I woke the next morning and everything had changed. There was a sudden clarity and brightness to familiar faces and objects; they were alive with meaning and with my own delight in them. I called this experience “the joy of my joy,” and it came to me again whenever I prayed. Naturally I began to pray every day. And over time, this joy of my joy became a constant companion: a steady sense of vitality and beauty that endured even in periods of sorrow and pain.

I was living in the beautiful Southern California town of Santa Barbara when I realized that prayer—that God—had transformed my life utterly, giving me a depth and pleasure of experience I had never known. I drove up into the hills one day, and with the forest and the city and the sea rolling by my windows, I asked God, “How can I thank you for what you’ve done for me? What could I possibly offer you in return?”

And as clearly as if he had spoken aloud, God answered, “Now, you should be baptized.”

I was stunned. Nothing could have been further from my mind. I was a man of the coasts and cities, at home among the snarks and cynics of postmodern times. I was a realist who believed in science and reason; a worldling who loved sex, violent movies, politics, and a good single malt scotch. I was—I am—proud of my Jewish heritage. I feared that becoming a Christian would estrange me from my past, my parents, my culture, and from reality itself.

I was not thinking about sin and redemption, not yet. I was not worried about heaven and hell. Having a personal relationship with Jesus was only a faint suggestion of a thought. No, all I wanted was to know the truth about the world, about this god who had done so much for me.
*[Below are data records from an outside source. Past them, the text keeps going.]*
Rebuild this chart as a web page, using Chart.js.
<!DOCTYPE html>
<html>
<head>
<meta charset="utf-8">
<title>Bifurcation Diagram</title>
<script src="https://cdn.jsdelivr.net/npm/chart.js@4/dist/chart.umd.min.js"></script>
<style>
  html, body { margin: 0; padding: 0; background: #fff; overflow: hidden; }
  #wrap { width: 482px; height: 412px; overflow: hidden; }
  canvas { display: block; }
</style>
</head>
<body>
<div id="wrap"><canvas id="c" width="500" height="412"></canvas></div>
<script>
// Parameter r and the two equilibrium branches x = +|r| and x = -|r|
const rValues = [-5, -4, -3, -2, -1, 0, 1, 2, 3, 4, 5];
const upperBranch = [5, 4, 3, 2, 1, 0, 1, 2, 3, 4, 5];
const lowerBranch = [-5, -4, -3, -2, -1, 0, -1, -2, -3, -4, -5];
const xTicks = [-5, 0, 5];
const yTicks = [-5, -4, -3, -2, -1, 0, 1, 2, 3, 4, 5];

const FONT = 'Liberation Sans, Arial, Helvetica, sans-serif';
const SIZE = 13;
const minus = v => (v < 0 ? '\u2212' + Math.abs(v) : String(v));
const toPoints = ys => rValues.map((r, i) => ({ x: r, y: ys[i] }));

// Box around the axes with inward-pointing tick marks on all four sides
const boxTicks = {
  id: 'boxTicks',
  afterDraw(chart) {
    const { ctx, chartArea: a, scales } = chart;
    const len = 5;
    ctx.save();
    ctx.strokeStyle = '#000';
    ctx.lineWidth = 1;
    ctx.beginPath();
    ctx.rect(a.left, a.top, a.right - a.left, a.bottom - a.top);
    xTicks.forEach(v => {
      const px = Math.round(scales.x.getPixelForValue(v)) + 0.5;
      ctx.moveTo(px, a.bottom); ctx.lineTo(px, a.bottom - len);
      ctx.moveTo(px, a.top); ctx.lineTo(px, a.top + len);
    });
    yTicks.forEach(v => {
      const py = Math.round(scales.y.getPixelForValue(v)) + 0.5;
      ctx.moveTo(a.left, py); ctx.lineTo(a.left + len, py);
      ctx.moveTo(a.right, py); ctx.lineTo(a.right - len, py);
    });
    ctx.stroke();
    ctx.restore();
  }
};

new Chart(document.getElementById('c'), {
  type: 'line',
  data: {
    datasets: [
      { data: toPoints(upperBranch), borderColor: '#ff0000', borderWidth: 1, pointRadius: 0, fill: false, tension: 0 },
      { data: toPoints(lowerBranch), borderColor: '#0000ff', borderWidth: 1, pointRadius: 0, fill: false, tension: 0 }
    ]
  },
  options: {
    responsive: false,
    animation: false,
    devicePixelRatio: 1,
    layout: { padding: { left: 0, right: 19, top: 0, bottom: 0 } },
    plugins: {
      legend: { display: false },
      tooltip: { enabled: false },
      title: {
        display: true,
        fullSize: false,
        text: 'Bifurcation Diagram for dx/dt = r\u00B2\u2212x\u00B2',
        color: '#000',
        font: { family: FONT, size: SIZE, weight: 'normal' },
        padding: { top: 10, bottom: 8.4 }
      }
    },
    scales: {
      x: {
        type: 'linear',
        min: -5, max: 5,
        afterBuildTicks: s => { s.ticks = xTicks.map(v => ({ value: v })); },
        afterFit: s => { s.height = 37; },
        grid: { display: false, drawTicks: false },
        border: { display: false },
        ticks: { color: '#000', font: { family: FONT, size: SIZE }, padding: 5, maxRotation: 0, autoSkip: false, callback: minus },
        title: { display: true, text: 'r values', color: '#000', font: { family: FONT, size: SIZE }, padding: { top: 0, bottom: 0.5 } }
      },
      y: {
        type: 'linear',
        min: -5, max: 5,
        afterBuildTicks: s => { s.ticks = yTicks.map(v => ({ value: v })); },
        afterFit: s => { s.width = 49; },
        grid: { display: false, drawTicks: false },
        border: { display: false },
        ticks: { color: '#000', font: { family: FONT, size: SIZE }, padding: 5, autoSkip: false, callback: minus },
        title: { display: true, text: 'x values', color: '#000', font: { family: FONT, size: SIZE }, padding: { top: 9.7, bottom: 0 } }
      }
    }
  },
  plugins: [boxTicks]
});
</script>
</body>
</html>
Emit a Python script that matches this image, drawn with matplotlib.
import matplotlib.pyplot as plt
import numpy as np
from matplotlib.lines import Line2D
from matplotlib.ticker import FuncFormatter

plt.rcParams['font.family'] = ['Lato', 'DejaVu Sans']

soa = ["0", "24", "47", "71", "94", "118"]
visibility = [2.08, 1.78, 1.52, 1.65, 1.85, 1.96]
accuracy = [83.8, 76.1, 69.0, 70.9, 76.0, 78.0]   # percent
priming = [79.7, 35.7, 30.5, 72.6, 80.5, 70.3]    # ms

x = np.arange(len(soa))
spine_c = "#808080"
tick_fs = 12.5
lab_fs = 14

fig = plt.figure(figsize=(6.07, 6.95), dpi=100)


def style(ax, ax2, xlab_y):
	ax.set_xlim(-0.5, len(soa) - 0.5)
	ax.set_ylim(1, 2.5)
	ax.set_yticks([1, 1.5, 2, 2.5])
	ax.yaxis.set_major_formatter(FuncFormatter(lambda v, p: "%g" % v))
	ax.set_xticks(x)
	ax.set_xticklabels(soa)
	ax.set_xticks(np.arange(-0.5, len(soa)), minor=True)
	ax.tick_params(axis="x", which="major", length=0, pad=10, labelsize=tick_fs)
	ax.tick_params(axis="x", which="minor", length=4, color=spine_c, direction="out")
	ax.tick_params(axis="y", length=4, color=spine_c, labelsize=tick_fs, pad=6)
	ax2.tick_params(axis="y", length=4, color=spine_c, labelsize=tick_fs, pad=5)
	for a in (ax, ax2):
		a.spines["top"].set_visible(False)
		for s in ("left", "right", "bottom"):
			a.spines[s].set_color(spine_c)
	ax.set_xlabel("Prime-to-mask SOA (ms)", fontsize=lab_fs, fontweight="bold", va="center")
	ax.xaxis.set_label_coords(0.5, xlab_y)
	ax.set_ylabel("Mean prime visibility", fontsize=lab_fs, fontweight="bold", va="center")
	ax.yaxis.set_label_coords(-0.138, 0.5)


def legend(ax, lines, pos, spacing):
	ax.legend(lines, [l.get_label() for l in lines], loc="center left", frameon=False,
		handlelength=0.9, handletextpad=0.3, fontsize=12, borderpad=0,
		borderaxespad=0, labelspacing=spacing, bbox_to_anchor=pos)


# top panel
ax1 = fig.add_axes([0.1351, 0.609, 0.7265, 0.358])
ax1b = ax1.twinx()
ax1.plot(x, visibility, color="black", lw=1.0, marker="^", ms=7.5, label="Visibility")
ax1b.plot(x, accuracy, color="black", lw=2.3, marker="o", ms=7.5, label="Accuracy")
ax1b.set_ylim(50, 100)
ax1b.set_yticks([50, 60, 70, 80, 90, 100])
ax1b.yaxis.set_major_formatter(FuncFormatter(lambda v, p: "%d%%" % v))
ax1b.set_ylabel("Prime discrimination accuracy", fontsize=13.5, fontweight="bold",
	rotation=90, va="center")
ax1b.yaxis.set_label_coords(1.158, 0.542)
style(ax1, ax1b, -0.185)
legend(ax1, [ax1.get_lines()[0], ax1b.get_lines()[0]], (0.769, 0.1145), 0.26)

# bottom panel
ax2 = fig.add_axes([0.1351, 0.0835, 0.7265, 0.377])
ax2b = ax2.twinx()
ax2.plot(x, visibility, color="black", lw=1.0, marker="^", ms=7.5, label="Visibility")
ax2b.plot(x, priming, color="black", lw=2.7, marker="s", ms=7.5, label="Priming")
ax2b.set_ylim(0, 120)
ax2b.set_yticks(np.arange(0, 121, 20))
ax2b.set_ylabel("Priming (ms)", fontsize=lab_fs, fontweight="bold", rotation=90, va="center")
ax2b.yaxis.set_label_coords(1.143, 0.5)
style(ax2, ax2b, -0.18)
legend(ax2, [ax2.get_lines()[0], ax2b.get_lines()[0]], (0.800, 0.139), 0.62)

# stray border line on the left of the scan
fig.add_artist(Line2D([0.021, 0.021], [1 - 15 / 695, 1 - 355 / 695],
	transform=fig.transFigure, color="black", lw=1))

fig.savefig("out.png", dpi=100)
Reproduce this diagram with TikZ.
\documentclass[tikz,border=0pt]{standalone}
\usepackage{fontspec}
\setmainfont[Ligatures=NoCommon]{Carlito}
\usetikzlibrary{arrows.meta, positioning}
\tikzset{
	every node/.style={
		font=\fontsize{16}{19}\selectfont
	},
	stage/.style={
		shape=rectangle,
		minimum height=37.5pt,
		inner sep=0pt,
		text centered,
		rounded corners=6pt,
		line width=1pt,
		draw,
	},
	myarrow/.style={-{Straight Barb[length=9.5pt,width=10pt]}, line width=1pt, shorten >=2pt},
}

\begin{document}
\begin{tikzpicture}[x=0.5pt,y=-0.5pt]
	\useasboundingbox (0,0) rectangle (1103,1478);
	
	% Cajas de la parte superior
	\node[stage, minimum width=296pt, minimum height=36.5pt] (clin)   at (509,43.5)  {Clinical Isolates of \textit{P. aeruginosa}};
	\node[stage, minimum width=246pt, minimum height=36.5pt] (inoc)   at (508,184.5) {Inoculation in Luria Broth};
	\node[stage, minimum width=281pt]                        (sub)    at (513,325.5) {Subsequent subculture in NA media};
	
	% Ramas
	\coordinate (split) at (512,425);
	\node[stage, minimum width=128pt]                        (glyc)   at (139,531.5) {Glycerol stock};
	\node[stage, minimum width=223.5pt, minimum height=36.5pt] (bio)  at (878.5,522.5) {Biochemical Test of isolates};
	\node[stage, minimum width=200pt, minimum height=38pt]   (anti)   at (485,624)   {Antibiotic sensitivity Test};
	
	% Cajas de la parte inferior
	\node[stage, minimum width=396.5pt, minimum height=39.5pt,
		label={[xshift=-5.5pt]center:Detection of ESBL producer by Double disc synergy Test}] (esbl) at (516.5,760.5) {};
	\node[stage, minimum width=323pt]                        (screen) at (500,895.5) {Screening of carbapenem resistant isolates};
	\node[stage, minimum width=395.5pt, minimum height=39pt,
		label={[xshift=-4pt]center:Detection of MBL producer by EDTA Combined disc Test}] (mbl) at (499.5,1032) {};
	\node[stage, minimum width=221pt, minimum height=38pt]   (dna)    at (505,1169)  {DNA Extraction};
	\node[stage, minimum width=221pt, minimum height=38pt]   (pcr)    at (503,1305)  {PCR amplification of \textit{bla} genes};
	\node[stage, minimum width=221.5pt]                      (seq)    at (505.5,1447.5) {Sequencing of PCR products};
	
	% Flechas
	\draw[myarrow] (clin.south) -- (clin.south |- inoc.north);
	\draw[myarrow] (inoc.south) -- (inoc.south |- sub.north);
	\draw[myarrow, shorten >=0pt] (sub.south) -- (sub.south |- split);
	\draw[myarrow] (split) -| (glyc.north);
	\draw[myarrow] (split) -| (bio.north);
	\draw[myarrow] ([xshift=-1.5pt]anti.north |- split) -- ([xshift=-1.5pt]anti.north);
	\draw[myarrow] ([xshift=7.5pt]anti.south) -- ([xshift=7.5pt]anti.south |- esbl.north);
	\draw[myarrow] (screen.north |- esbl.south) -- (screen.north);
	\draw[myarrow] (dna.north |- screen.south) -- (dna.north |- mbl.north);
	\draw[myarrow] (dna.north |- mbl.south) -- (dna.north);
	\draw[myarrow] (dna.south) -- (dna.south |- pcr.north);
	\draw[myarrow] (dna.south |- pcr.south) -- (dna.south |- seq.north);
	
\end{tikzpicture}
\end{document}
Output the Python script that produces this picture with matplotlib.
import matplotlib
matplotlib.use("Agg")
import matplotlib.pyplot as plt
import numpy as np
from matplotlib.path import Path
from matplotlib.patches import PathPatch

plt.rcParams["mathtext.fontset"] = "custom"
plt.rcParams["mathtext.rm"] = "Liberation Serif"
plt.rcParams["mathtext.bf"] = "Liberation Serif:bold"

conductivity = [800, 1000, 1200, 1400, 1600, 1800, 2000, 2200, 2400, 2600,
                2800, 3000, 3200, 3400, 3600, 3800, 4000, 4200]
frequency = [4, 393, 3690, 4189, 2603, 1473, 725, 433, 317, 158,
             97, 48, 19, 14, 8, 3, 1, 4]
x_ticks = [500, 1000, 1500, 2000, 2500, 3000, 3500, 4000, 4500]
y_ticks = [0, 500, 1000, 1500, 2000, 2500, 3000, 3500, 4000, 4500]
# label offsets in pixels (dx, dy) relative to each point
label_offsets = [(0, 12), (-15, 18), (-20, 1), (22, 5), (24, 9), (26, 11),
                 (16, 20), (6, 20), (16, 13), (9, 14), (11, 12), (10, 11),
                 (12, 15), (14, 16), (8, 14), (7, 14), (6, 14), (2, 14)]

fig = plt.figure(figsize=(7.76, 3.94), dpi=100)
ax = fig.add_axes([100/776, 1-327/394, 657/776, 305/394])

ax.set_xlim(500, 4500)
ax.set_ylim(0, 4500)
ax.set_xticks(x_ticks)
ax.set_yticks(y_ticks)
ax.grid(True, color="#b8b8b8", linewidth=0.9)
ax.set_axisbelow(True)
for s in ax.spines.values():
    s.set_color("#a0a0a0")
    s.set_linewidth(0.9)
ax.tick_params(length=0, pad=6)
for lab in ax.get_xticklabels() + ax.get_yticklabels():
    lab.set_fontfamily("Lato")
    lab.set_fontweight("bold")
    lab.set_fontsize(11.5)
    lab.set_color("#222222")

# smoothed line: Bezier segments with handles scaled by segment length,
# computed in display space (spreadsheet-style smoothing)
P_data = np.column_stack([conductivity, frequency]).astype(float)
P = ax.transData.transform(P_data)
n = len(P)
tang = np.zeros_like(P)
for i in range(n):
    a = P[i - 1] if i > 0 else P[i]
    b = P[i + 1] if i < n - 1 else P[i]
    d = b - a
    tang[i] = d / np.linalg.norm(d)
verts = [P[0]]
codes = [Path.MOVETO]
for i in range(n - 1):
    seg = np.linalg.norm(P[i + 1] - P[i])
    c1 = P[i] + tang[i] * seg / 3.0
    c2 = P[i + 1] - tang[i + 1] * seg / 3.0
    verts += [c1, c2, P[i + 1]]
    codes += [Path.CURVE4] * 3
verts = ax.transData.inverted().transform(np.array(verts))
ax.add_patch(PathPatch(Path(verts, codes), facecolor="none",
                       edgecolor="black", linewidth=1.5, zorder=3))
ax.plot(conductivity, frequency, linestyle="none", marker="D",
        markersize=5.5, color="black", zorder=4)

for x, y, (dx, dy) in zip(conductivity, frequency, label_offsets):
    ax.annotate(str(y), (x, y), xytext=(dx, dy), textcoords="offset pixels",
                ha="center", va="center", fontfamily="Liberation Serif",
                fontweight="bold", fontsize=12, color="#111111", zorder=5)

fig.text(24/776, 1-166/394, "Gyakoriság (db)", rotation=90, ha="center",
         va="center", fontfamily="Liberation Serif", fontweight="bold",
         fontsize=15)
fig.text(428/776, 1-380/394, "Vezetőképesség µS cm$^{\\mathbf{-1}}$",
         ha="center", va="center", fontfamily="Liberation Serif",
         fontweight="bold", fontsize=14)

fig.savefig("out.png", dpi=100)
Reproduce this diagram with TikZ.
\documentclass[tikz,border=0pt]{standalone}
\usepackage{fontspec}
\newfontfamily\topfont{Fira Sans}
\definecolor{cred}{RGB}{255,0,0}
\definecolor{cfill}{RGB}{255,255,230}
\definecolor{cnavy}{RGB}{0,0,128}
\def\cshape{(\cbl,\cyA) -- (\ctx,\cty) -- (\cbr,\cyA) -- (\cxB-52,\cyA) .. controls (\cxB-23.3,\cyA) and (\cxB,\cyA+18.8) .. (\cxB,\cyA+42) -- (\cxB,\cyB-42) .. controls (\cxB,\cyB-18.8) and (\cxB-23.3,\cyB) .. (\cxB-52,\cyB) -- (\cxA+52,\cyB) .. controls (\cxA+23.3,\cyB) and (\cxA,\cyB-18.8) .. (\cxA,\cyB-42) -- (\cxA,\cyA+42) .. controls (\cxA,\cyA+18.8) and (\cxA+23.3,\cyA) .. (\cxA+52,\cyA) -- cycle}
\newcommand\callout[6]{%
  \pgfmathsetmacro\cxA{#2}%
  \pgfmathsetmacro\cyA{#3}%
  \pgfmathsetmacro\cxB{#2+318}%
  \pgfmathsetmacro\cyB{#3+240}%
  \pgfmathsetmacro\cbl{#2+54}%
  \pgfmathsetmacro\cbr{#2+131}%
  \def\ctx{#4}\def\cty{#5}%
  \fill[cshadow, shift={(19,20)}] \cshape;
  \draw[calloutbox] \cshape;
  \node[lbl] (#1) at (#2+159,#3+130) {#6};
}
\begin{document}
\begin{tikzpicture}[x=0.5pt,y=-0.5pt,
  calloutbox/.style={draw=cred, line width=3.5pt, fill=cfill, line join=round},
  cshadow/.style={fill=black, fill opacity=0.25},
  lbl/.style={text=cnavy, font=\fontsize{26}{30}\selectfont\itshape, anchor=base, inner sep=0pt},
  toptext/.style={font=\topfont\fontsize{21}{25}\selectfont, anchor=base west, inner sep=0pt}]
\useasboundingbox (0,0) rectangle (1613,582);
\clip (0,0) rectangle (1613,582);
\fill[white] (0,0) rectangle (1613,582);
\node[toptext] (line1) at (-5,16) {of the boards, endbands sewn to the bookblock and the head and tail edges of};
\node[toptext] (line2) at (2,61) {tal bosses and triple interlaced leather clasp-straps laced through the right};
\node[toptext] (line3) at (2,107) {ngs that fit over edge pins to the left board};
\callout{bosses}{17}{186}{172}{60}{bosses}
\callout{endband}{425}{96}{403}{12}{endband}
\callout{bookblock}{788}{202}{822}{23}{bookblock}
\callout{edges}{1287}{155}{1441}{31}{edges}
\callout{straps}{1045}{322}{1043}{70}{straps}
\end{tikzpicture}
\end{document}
Over the following months, I realized that the voice that had spoken into my heart knew me better than I knew myself. Whatever problems it would cause with my family and friends, whatever difficulties it would bring in my career, I knew I had to be baptized.

My bar mitzvah had been an empty ritual, devoid of God—and truth. But my baptism was the outward expression of a deep and authentic inner conviction.

The moment I rose from my knees by the baptismal font, I knew I had stepped through some invisible barrier between myself and a remarkable new journey. Within a week or so, my wife noticed it too: a new joy and easiness.

My soul had found its northern star. And that star still leads me on.

Andrew Klavan is the author of The Great Good Thing: A Secular Jew Comes to Faith in Christ (Thomas Nelson).